[Do this]
Output the line that holds "What seaborn and", the line that holds "import seaborn as sns", and every line between them, exactly, but none of the pictures.

[Provided data]
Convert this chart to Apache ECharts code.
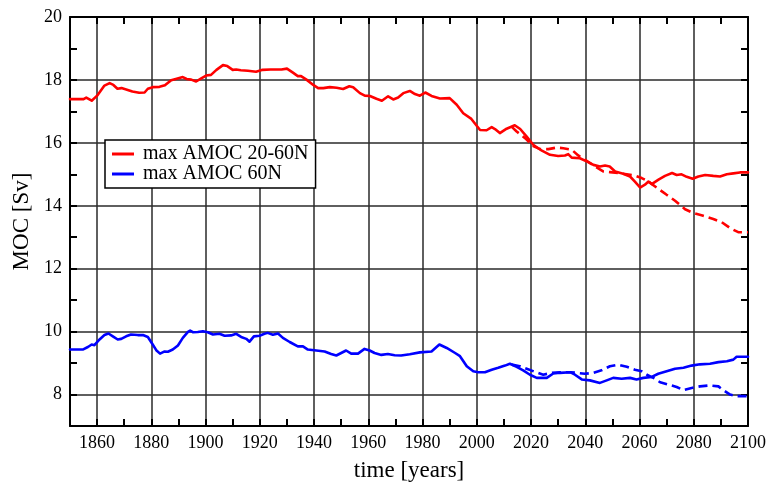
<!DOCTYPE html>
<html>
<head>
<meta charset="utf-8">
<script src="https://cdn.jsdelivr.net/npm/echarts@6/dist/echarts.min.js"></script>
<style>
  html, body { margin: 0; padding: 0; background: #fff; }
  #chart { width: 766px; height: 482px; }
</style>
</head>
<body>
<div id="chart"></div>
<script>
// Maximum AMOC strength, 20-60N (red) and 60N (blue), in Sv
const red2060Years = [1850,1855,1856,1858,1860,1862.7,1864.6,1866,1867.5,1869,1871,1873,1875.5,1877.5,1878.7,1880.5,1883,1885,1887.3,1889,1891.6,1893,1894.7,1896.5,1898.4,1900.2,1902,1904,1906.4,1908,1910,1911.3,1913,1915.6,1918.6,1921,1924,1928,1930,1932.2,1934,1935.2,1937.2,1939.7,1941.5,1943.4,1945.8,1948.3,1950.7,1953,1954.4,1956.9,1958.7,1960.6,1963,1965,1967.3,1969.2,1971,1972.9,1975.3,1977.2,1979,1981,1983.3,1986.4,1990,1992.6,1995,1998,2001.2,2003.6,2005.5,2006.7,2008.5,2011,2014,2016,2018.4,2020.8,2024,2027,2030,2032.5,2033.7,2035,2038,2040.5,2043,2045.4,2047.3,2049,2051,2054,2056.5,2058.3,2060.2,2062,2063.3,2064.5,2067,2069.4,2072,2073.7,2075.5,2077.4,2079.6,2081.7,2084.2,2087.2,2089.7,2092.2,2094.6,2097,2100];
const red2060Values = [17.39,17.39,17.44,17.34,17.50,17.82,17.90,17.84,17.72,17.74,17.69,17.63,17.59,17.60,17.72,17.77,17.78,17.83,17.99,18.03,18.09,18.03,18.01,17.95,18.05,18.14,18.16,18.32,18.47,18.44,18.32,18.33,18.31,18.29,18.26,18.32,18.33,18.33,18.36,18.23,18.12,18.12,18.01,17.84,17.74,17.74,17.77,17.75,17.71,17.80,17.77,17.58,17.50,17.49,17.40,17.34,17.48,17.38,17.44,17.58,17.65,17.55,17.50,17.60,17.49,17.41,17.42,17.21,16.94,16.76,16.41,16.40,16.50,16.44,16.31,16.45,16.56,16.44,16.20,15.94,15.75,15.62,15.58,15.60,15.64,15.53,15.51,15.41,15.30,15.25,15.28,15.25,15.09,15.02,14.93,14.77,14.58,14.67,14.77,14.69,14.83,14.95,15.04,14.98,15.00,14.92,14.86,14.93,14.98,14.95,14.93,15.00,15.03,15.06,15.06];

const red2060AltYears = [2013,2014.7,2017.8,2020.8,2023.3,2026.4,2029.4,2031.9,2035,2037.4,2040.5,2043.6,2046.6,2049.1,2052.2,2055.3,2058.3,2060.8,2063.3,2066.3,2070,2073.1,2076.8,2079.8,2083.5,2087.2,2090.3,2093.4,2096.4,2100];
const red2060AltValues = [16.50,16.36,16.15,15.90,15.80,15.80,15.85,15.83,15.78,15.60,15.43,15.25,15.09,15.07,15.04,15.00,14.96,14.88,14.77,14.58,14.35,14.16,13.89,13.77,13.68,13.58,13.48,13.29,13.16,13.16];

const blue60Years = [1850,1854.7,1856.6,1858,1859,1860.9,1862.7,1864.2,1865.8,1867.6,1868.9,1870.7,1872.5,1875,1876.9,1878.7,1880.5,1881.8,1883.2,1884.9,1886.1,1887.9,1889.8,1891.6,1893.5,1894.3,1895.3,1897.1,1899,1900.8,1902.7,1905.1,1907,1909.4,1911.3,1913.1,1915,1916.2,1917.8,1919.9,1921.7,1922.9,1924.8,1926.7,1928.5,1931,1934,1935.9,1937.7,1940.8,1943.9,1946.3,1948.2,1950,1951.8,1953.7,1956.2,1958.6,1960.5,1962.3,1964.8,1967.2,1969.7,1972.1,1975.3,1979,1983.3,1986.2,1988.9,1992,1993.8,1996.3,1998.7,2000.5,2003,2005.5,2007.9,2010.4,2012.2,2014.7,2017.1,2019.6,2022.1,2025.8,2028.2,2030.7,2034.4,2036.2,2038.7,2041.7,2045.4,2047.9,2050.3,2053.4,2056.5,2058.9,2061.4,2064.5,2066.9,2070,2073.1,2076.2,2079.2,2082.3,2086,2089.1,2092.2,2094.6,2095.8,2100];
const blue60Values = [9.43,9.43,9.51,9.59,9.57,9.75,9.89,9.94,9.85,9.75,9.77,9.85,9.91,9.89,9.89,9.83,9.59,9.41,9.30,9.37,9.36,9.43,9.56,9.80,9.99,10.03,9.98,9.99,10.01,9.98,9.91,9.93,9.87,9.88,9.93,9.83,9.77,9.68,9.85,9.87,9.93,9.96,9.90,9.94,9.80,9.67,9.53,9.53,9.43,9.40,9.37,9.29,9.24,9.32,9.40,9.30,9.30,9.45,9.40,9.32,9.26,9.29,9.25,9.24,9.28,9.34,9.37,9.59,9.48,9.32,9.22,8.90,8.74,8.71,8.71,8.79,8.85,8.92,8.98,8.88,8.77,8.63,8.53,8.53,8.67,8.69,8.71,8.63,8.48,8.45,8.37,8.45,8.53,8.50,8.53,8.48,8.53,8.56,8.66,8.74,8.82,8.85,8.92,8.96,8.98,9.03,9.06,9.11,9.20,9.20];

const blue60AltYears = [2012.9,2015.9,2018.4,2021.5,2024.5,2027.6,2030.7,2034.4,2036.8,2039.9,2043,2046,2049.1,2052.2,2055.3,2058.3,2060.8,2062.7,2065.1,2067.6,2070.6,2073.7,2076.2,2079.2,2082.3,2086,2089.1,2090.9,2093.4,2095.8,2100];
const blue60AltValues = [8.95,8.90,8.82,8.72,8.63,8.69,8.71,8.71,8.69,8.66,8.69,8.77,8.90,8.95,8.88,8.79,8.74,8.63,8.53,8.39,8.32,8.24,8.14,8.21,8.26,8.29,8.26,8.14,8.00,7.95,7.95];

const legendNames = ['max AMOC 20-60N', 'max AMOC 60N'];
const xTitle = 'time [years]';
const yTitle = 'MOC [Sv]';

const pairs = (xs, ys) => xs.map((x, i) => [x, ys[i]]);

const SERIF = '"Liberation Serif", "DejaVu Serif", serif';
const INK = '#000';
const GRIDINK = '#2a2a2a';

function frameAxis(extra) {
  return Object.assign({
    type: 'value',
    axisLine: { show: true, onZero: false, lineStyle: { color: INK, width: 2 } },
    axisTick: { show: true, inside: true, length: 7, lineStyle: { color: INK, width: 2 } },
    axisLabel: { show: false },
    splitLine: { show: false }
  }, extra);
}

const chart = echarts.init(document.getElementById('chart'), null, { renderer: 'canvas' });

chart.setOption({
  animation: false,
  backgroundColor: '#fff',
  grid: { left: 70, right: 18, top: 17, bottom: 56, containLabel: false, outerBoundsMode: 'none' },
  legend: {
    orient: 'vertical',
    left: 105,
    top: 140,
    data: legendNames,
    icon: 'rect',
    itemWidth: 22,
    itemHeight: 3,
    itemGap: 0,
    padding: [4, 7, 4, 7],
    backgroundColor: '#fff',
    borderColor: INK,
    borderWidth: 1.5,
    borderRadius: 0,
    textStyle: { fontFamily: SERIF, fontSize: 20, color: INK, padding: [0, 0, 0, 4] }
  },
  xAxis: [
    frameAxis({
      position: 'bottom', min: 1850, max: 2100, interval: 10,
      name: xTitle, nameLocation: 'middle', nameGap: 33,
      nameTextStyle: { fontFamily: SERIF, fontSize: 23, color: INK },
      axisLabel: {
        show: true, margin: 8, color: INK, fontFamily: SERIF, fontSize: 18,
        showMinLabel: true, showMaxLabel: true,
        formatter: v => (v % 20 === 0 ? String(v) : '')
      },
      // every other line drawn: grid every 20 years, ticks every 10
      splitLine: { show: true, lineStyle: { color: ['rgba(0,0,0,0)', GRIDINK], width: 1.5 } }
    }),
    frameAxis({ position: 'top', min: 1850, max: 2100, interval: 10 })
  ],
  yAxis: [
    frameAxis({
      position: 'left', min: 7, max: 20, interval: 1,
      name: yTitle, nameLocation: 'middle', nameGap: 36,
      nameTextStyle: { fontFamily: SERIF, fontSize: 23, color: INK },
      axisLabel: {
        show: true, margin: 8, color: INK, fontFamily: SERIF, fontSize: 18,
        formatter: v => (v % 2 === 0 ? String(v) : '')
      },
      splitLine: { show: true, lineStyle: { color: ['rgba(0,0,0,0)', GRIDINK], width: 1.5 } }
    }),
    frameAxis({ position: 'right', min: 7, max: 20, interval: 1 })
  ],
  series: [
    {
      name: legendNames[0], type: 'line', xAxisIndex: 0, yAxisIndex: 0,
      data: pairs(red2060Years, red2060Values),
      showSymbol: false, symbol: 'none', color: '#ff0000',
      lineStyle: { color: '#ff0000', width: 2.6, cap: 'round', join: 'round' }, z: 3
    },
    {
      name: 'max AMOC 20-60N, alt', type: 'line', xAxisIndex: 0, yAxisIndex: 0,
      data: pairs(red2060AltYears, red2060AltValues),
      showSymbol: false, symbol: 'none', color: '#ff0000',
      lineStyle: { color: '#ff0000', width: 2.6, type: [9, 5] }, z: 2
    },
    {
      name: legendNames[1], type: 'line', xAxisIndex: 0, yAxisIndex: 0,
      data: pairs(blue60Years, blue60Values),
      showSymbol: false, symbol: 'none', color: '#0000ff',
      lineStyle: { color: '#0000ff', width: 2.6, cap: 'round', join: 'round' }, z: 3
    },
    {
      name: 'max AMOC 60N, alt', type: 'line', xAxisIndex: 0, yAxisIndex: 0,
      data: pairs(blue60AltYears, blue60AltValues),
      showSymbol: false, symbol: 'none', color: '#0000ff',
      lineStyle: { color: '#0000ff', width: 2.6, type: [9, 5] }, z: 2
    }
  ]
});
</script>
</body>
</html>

---

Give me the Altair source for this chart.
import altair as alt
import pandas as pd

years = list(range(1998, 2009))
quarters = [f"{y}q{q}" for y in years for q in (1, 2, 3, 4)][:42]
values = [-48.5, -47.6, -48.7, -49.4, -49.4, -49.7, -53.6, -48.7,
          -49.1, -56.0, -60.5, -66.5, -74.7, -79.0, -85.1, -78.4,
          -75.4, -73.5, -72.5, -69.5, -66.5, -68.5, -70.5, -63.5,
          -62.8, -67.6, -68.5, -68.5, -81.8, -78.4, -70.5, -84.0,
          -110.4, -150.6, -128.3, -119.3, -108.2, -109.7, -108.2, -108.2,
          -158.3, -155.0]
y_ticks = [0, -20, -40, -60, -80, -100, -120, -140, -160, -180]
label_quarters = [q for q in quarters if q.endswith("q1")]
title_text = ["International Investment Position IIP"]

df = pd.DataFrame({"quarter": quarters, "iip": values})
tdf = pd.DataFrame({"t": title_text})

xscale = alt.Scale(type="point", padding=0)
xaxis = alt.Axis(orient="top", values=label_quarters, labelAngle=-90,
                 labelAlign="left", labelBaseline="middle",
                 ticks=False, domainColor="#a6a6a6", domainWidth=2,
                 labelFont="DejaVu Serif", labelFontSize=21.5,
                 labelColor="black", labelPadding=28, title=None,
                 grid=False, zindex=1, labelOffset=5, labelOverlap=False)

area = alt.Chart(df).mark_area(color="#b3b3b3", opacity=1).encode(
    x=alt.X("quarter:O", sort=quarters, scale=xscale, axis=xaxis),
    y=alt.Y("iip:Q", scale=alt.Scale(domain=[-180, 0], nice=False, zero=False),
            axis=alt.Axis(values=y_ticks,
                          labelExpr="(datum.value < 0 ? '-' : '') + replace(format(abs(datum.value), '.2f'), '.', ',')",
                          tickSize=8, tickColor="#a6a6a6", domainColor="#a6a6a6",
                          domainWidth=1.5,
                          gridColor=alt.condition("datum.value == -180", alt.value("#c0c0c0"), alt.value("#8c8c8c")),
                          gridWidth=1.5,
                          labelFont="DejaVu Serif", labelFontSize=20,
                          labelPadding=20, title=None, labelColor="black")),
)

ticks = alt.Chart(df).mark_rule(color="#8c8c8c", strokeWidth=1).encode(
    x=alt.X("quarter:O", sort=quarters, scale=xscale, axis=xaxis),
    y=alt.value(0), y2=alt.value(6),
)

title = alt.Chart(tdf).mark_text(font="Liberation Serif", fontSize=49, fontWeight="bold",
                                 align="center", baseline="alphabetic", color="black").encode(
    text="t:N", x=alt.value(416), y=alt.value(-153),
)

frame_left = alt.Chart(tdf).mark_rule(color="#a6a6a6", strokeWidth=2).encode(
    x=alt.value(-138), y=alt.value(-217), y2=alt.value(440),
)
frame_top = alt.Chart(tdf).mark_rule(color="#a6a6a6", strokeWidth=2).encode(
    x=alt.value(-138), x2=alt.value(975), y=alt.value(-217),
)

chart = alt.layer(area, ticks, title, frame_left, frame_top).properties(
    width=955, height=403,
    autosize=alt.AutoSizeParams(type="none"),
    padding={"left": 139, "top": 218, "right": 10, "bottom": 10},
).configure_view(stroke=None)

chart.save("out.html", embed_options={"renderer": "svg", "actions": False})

==

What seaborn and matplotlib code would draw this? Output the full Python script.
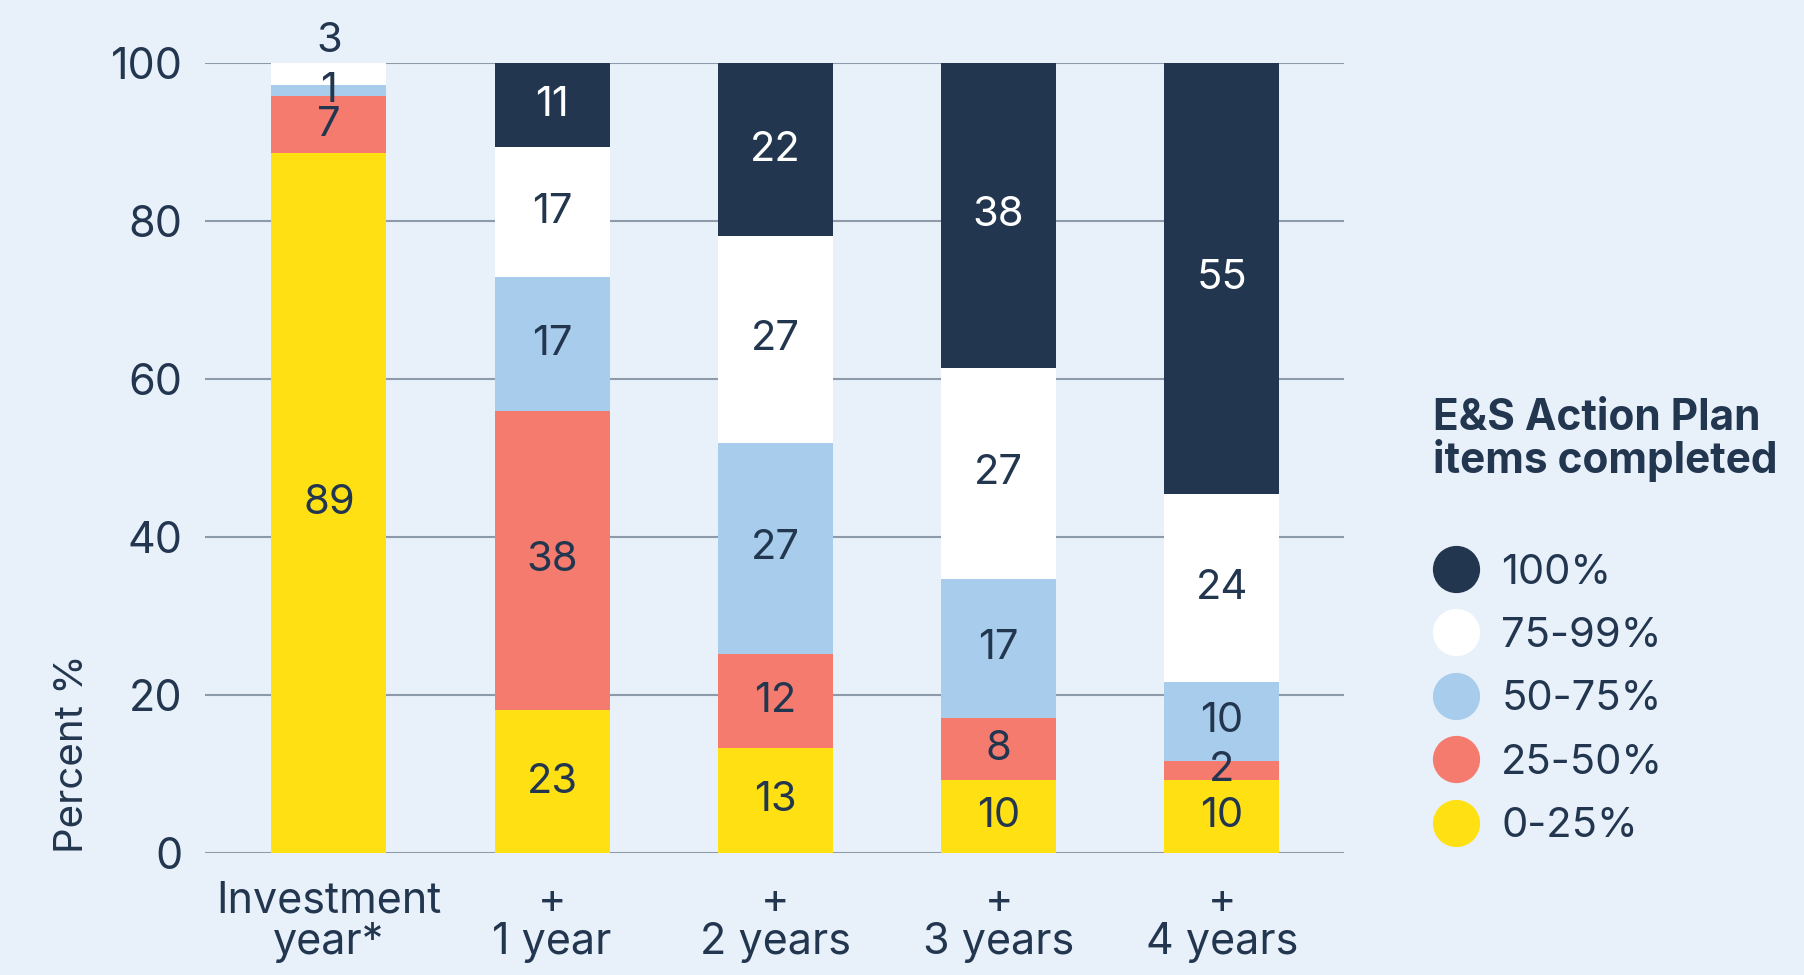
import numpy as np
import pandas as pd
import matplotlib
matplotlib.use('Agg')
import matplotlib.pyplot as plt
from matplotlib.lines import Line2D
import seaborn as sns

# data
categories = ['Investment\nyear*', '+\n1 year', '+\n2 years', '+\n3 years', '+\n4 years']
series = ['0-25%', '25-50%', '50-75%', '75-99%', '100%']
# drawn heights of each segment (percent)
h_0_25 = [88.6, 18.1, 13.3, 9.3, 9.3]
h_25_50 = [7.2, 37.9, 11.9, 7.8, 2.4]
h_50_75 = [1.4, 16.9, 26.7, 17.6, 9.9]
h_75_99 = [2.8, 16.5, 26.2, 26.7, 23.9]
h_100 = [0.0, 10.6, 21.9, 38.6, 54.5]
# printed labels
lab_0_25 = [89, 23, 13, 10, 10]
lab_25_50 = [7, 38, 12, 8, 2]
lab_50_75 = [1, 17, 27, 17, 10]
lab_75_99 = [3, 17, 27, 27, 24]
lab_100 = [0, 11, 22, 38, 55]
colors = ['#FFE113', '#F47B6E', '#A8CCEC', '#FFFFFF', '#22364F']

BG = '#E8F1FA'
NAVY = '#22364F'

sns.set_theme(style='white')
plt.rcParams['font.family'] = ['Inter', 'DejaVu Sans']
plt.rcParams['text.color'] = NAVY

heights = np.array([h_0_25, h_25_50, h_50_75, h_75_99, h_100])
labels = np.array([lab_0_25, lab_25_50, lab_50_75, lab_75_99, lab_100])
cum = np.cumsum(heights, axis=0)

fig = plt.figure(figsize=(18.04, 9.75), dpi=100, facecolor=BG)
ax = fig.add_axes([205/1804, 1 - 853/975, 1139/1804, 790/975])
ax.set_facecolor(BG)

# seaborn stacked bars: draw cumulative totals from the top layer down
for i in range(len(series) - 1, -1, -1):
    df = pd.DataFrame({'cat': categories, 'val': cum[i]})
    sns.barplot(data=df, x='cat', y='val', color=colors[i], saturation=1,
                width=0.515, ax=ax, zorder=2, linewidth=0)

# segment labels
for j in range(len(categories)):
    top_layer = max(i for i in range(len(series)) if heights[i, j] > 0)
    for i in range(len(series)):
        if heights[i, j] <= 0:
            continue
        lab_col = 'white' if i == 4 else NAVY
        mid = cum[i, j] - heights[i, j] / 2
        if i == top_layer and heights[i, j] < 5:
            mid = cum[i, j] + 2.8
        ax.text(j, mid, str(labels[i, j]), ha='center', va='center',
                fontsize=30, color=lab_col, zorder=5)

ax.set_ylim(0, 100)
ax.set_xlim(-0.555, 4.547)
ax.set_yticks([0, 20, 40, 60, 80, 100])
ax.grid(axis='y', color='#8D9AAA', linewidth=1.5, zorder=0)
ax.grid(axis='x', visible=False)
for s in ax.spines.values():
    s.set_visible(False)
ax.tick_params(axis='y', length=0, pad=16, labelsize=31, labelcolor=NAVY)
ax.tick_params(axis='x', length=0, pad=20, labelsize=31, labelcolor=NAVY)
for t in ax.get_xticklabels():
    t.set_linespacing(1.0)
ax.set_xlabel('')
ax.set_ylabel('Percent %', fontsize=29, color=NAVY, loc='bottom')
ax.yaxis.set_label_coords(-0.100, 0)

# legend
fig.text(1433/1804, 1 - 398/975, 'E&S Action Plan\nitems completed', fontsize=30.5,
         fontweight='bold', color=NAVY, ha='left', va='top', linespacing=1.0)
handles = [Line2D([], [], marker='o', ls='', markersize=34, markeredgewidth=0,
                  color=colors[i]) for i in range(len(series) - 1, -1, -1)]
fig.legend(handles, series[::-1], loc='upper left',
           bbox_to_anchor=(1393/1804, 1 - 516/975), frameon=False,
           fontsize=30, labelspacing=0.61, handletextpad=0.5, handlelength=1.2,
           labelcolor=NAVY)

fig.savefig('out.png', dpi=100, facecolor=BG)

[Expected answer]
What seaborn and matplotlib code would draw this? Output the full Python script.
import numpy as np
import pandas as pd
import matplotlib
matplotlib.use('Agg')
import matplotlib.pyplot as plt
from matplotlib.lines import Line2D
import seaborn as sns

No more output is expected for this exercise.